Having seen the Youthful Phenomenon (and grown very tired) I went to refresh my eyes and recapture my youth by a sight of the Old Master, who had just returned to London. It was worth doing, for age has not withered his infinite variety. He is still the most alluring and commanding personality that ivory has ever called forth to subjugate it. He is still the one and only John Roberts.
The younger men keep you waiting: they rarely enter the room until two or more minutes past the hour. The Old Master, eager for his art, is there a minute before the time. He bows and settles to work at once, resuming the weaving of his subtle yet simple pattern of cannons, winners and losers, with an assurance and rapidity that seem almost magic, and lull the eye into a fascinated dream. He never, or almost never, hesitates, but when he does you know that something peculiarly worth watching will result.
When he breaks down he is visibly chagrined; none of the dull apathy of the ordinary exhibition player is his. I like that. I fancy that he was not always given thus to express his feelings. Perhaps he is keener as his wonderful day draws nearer the close.

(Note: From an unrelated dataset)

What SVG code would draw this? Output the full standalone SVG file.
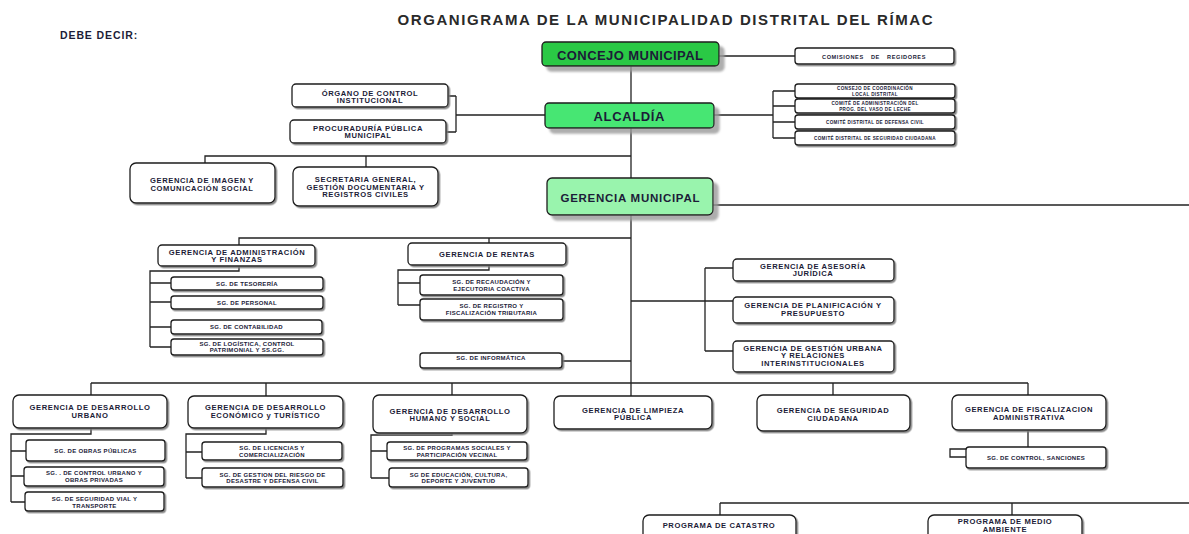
<svg xmlns="http://www.w3.org/2000/svg" width="1189" height="534" viewBox="0 0 1189 534">
<defs>
<filter id="ds" x="-10%" y="-20%" width="125%" height="150%"><feDropShadow dx="1.5" dy="1.5" stdDeviation="0.4" flood-color="#7a7a7a" flood-opacity="0.9"/></filter>
<filter id="dg" x="-10%" y="-20%" width="125%" height="160%"><feDropShadow dx="5" dy="5" stdDeviation="1" flood-color="#9a9a9a" flood-opacity="0.8"/></filter>
</defs>
<style>
.b{fill:#fff;stroke:#1e1e1e;stroke-width:1.3;filter:url(#ds)}
.g{stroke:#1e1e1e;stroke-width:1.3;filter:url(#dg)}
.c{fill:none;stroke:#222;stroke-width:1.3}
text{font-family:"Liberation Sans",Arial,sans-serif;font-weight:bold;fill:#1c1c38;text-anchor:middle}
.h{font-size:7.6px;letter-spacing:0.6px}
.s{font-size:6px;letter-spacing:0.3px}
.k{font-size:4.6px;letter-spacing:0.35px}
</style>
<rect width="1189" height="534" fill="#fff"/>
<text x="665" y="25" font-size="15" textLength="535" style="fill:#2a2a2a">ORGANIGRAMA DE LA MUNICIPALIDAD DISTRITAL DEL RÍMAC</text>
<text x="60" y="39" font-size="10.5" style="text-anchor:start;letter-spacing:0.9px">DEBE DECIR:</text>

<g id="connectors">
<path class="c" d="M631,66V396"/>
<path class="c" d="M719,56H795"/>
<path class="c" d="M714,115H773M773,91V138M773,91H795M773,106H795M773,122H795M773,138H795"/>
<path class="c" d="M545,115H456M456,96V132M448,96H456M446,132H456"/>
<path class="c" d="M631,156H205V163M366,156V167"/>
<path class="c" d="M713,205H1189"/>
<path class="c" d="M631,238H239V245M489,238V243"/>
<path class="c" d="M239,266V271H150V347M150,283H171M150,302H171M150,327H171M150,347H171"/>
<path class="c" d="M489,265V270H398V305M398,283H420M398,305H420"/>
<path class="c" d="M562,361H631"/>
<path class="c" d="M631,301H733M705,268V351M705,268H733M705,351H733"/>
<path class="c" d="M91,383H1028M91,383V395M266,383V396M452,383V395M833,383V395M1028,383V395"/>
<path class="c" d="M91,428V434H11V502M11,451H26M11,476H24M11,502H25"/>
<path class="c" d="M266,428V434H186V478M186,452H202M186,478H202"/>
<path class="c" d="M452,433V435H371V478M371,451H387M371,478H389"/>
<path class="c" d="M1028,430V449H950V457H966"/>
<path class="c" d="M720,503H1189M720,503V515M1012,503V515"/>
</g>

<g id="concejo"><rect class="g" x="542" y="42" width="177" height="24" rx="4" fill="#2cc944"/><text x="630" y="59.5" font-size="13" textLength="146">CONCEJO MUNICIPAL</text></g>
<g id="comisiones"><rect class="b" x="795" y="48" width="159" height="16" rx="3"/><text x="874" y="58.5" font-size="5.6" style="letter-spacing:0.6px;word-spacing:5px">COMISIONES DE REGIDORES</text></g>
<g id="alcaldia"><rect class="g" x="545" y="103" width="169" height="25" rx="4" fill="#47e673"/><text x="629" y="120.5" font-size="13" textLength="71">ALCALDÍA</text></g>
<g id="organo"><rect class="b" x="292" y="84" width="156" height="23" rx="4"/><text class="h" x="370" y="95.5">ÓRGANO DE CONTROL</text><text class="h" x="370" y="102.5">INSTITUCIONAL</text></g>
<g id="procuraduria"><rect class="b" x="290" y="120" width="156" height="23" rx="4"/><text class="h" x="368" y="130.5">PROCURADURÍA PÚBLICA</text><text class="h" x="368" y="137.5">MUNICIPAL</text></g>
<g id="consejo-coord"><rect class="b" x="795" y="84" width="160" height="14" rx="3"/><text class="k" x="875" y="90">CONSEJO  DE COORDINACIÓN</text><text class="k" x="875" y="95.5">LOCAL DISTRITAL</text></g>
<g id="comite-vaso"><rect class="b" x="795" y="99" width="160" height="14" rx="3"/><text class="k" x="875" y="105">COMITÉ DE ADMINISTRACIÓN DEL</text><text class="k" x="875" y="110.5">PROG. DEL VASO DE LECHE</text></g>
<g id="comite-defensa"><rect class="b" x="795" y="115" width="160" height="14" rx="3"/><text class="k" x="875" y="123.8">COMITÉ DISTRITAL DE DEFENSA CIVIL</text></g>
<g id="comite-seguridad"><rect class="b" x="795" y="131" width="160" height="14" rx="3"/><text class="k" x="875" y="139.8">COMITÉ DISTRITAL DE SEGURIDAD CIUDADANA</text></g>
<g id="imagen"><rect class="b" x="130" y="163" width="145" height="40" rx="6"/><text class="h" x="202" y="182.5">GERENCIA DE IMAGEN Y</text><text class="h" x="202" y="190.5">COMUNICACIÓN SOCIAL</text></g>
<g id="secretaria"><rect class="b" x="293" y="167" width="145" height="39" rx="6"/><text class="h" x="365.5" y="182">SECRETARIA  GENERAL,</text><text class="h" x="365.5" y="189.5">GESTIÓN DOCUMENTARIA Y</text><text class="h" x="365.5" y="197">REGISTROS CIVILES</text></g>
<g id="gerencia-municipal"><rect class="g" x="547" y="178" width="166" height="37" rx="5" fill="#99f4ad"/><text x="630" y="202" font-size="11.5" textLength="139">GERENCIA MUNICIPAL</text></g>

<g id="administracion"><rect class="b" x="158" y="245" width="157" height="21" rx="4"/><text class="h" x="237" y="255">GERENCIA DE ADMINISTRACIÓN</text><text class="h" x="237" y="262">Y FINANZAS</text></g>
<g id="tesoreria"><rect class="b" x="171" y="277" width="152" height="13" rx="3"/><text class="s" x="247" y="285.5">SG. DE TESORERÍA</text></g>
<g id="personal"><rect class="b" x="171" y="296" width="152" height="13" rx="3"/><text class="s" x="247" y="304.5">SG. DE PERSONAL</text></g>
<g id="contabilidad"><rect class="b" x="171" y="320" width="151" height="14" rx="3"/><text class="s" x="246.5" y="329">SG. DE CONTABILIDAD</text></g>
<g id="logistica"><rect class="b" x="171" y="339" width="152" height="16" rx="3"/><text class="s" x="247" y="345.5">SG.  DE  LOGÍSTICA, CONTROL</text><text class="s" x="247" y="352">PATRIMONIAL Y SS.GG.</text></g>
<g id="rentas"><rect class="b" x="408" y="243" width="158" height="22" rx="4"/><text class="h" x="487" y="256.5">GERENCIA DE RENTAS</text></g>
<g id="recaudacion"><rect class="b" x="420" y="275" width="143" height="20" rx="3"/><text class="s" x="491.5" y="284">SG. DE RECAUDACIÓN Y</text><text class="s" x="491.5" y="290.5">EJECUTORIA COACTIVA</text></g>
<g id="registro"><rect class="b" x="420" y="299" width="143" height="21" rx="3"/><text class="s" x="491.5" y="308">SG. DE REGISTRO Y</text><text class="s" x="491.5" y="314.5">FISCALIZACIÓN TRIBUTARIA</text></g>
<g id="informatica"><rect class="b" x="420" y="353" width="142" height="15" rx="3"/><text class="s" x="491" y="359.5">SG. DE INFORMÁTICA</text></g>
<g id="asesoria"><rect class="b" x="733" y="259" width="161" height="22" rx="4"/><text class="h" x="813" y="269">GERENCIA DE ASESORÍA</text><text class="h" x="813" y="276">JURÍDICA</text></g>
<g id="planificacion"><rect class="b" x="733" y="297" width="161" height="26" rx="4"/><text class="h" x="813" y="308">GERENCIA  DE PLANIFICACIÓN Y</text><text class="h" x="813" y="315.5">PRESUPUESTO</text></g>
<g id="gestion-urbana"><rect class="b" x="733" y="341" width="161" height="31" rx="4"/><text class="h" x="813" y="350.5">GERENCIA DE GESTIÓN URBANA</text><text class="h" x="813" y="358">Y RELACIONES</text><text class="h" x="813" y="365.5">INTERINSTITUCIONALES</text></g>

<g id="desarrollo-urbano"><rect class="b" x="13" y="395" width="154" height="33" rx="6"/><text class="h" x="90" y="410">GERENCIA DE DESARROLLO</text><text class="h" x="90" y="417.5">URBANO</text></g>
<g id="desarrollo-economico"><rect class="b" x="188" y="396" width="155" height="32" rx="6"/><text class="h" x="265.5" y="410">GERENCIA DE DESARROLLO</text><text class="h" x="265.5" y="417.5">ECONÓMICO y TURÍSTICO</text></g>
<g id="desarrollo-humano"><rect class="b" x="373" y="395" width="154" height="38" rx="6"/><text class="h" x="450" y="413.5">GERENCIA DE DESARROLLO</text><text class="h" x="450" y="421">HUMANO Y SOCIAL</text></g>
<g id="limpieza"><rect class="b" x="554" y="396" width="158" height="33" rx="6"/><text class="h" x="633" y="412.5">GERENCIA DE LIMPIEZA</text><text class="h" x="633" y="420">PÚBLICA</text></g>
<g id="seguridad"><rect class="b" x="757" y="395" width="153" height="36" rx="6"/><text class="h" x="833" y="412.5">GERENCIA DE SEGURIDAD</text><text class="h" x="833" y="420.5">CIUDADANA</text></g>
<g id="fiscalizacion"><rect class="b" x="952" y="395" width="154" height="35" rx="6"/><text class="h" x="1029" y="411.5">GERENCIA DE FISCALIZACION</text><text class="h" x="1029" y="419.5">ADMINISTRATIVA</text></g>

<g id="obras-publicas"><rect class="b" x="26" y="440" width="139" height="21" rx="3"/><text class="s" x="95.5" y="453">SG. DE OBRAS PÚBLICAS</text></g>
<g id="control-urbano"><rect class="b" x="24" y="467" width="140" height="19" rx="3"/><text class="s" x="94" y="475">SG. . DE CONTROL URBANO  Y</text><text class="s" x="94" y="481.5">OBRAS  PRIVADAS</text></g>
<g id="seguridad-vial"><rect class="b" x="25" y="492" width="139" height="19" rx="3"/><text class="s" x="94.5" y="500.5">SG. DE SEGURIDAD VIAL Y</text><text class="s" x="94.5" y="507.5">TRANSPORTE</text></g>
<g id="licencias"><rect class="b" x="202" y="442" width="140" height="18" rx="3"/><text class="s" x="272" y="450">SG. DE LICENCIAS Y</text><text class="s" x="272" y="456.5">COMERCIALIZACIÓN</text></g>
<g id="riesgo"><rect class="b" x="202" y="468" width="141" height="19" rx="3"/><text class="s" x="272.5" y="476.5">SG. DE GESTION DEL RIESGO DE</text><text class="s" x="272.5" y="483">DESASTRE Y DEFENSA CIVIL</text></g>
<g id="programas-sociales"><rect class="b" x="387" y="442" width="140" height="18" rx="3"/><text class="s" x="457" y="450">SG. DE PROGRAMAS SOCIALES Y</text><text class="s" x="457" y="456.5">PARTICIPACIÓN VECINAL</text></g>
<g id="educacion"><rect class="b" x="389" y="468" width="139" height="19" rx="3"/><text class="s" x="458.5" y="476.5">SG DE EDUCACIÓN, CULTURA,</text><text class="s" x="458.5" y="483">DEPORTE Y JUVENTUD</text></g>
<g id="control-sanciones"><rect class="b" x="966" y="447" width="140" height="21" rx="3"/><text class="s" x="1036" y="460">SG. DE CONTROL, SANCIONES</text></g>
<g id="catastro"><rect class="b" x="643" y="515" width="153" height="30" rx="6"/><text class="h" x="719" y="527.5">PROGRAMA DE CATASTRO</text></g>
<g id="medio-ambiente"><rect class="b" x="928" y="515" width="154" height="30" rx="6"/><text class="h" x="1005" y="524">PROGRAMA DE MEDIO</text><text class="h" x="1005" y="531.5">AMBIENTE</text></g>
</svg>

I have seen all the best players this season, again and again (such is the hold that billiards can exert), and John Roberts is, to my mind, not only the best, but by far the most entertaining. I do not except Stevenson, who is, of course, the only other Olympian. It is possible that in a long match Stevenson might beat him; youth would perhaps tell, and Roberts has become too disdainful of caution (a golden fault of which Stevenson is also honourably guilty); but, whatever the final aggregate, Roberts would en route perform the more remarkable feats and make the more remarkable recoveries and give the greater pleasure.
He and Stevenson alone have genius; the rest are sufficiently gifted to strike despair as well as admiration into one's soul; but Roberts is a planet and Stevenson his nearest star. And both play the open game careless of self-protection, and both believe in what is fast becoming, I grieve to say, the old heresy of three balls. That is why a match between Roberts and Stevenson is the one spectacle that all enthusiastic amateurs of billiards should really desire, above any meeting between Stevenson and Graynot necessarily for a heavy prize, but merely for the joy of the thing.